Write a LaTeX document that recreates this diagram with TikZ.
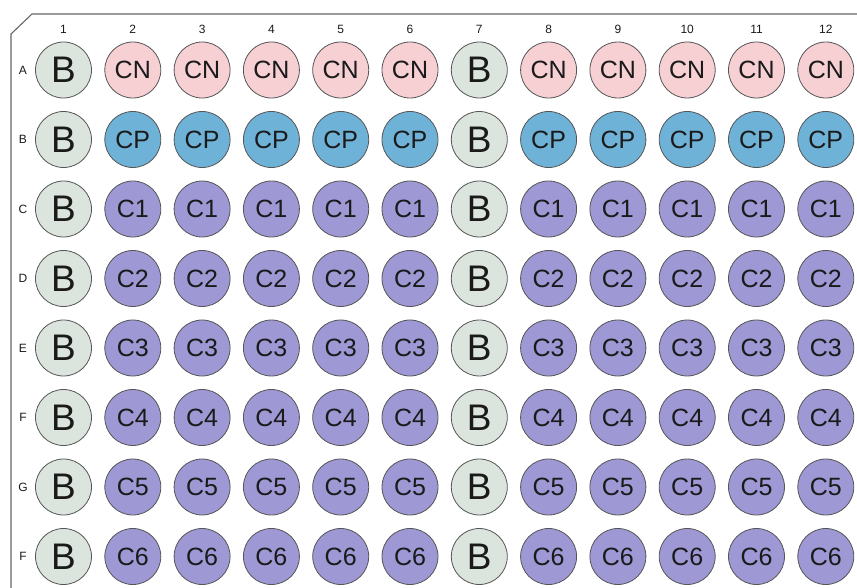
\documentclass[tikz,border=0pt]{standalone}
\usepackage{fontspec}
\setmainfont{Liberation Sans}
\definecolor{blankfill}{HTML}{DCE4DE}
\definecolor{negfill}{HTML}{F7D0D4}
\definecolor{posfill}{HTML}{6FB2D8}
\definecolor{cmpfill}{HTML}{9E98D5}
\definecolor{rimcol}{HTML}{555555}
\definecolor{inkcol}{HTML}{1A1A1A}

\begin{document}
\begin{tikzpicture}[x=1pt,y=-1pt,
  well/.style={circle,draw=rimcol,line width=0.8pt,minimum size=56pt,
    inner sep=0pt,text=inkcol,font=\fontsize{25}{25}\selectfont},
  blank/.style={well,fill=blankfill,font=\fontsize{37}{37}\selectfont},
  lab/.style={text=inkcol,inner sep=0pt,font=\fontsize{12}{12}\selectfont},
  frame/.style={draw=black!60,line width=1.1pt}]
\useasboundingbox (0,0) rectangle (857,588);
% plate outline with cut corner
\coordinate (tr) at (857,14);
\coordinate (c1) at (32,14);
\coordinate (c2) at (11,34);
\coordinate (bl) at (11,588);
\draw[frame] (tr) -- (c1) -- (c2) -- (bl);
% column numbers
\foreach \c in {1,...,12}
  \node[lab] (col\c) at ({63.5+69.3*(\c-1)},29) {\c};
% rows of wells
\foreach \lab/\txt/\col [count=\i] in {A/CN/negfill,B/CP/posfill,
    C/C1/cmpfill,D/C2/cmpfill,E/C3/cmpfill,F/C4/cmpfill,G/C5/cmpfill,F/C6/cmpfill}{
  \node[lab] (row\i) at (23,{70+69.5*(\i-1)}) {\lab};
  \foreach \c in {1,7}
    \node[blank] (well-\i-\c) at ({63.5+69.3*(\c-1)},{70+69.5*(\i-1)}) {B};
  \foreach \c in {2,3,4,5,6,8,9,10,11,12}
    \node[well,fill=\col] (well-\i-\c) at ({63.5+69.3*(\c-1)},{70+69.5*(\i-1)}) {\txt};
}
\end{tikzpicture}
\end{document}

→ GIVEN TASK: Copy out each line exactly, without the pictures.

→ THE COMPLETED TASK:
Write a LaTeX document that recreates this diagram with TikZ.
\documentclass[tikz,border=0pt]{standalone}
\usepackage{fontspec}
\setmainfont{Liberation Sans}
\definecolor{blankfill}{HTML}{DCE4DE}
\definecolor{negfill}{HTML}{F7D0D4}
\definecolor{posfill}{HTML}{6FB2D8}
\definecolor{cmpfill}{HTML}{9E98D5}
\definecolor{rimcol}{HTML}{555555}
\definecolor{inkcol}{HTML}{1A1A1A}

\begin{document}
\begin{tikzpicture}[x=1pt,y=-1pt,
  well/.style={circle,draw=rimcol,line width=0.8pt,minimum size=56pt,
    inner sep=0pt,text=inkcol,font=\fontsize{25}{25}\selectfont},
  blank/.style={well,fill=blankfill,font=\fontsize{37}{37}\selectfont},
  lab/.style={text=inkcol,inner sep=0pt,font=\fontsize{12}{12}\selectfont},
  frame/.style={draw=black!60,line width=1.1pt}]
\useasboundingbox (0,0) rectangle (857,588);
% plate outline with cut corner
\coordinate (tr) at (857,14);
\coordinate (c1) at (32,14);
\coordinate (c2) at (11,34);
\coordinate (bl) at (11,588);
\draw[frame] (tr) -- (c1) -- (c2) -- (bl);
% column numbers
\foreach \c in {1,...,12}
  \node[lab] (col\c) at ({63.5+69.3*(\c-1)},29) {\c};
% rows of wells
\foreach \lab/\txt/\col [count=\i] in {A/CN/negfill,B/CP/posfill,
    C/C1/cmpfill,D/C2/cmpfill,E/C3/cmpfill,F/C4/cmpfill,G/C5/cmpfill,F/C6/cmpfill}{
  \node[lab] (row\i) at (23,{70+69.5*(\i-1)}) {\lab};
  \foreach \c in {1,7}
    \node[blank] (well-\i-\c) at ({63.5+69.3*(\c-1)},{70+69.5*(\i-1)}) {B};
  \foreach \c in {2,3,4,5,6,8,9,10,11,12}
    \node[well,fill=\col] (well-\i-\c) at ({63.5+69.3*(\c-1)},{70+69.5*(\i-1)}) {\txt};
}
\end{tikzpicture}
\end{document}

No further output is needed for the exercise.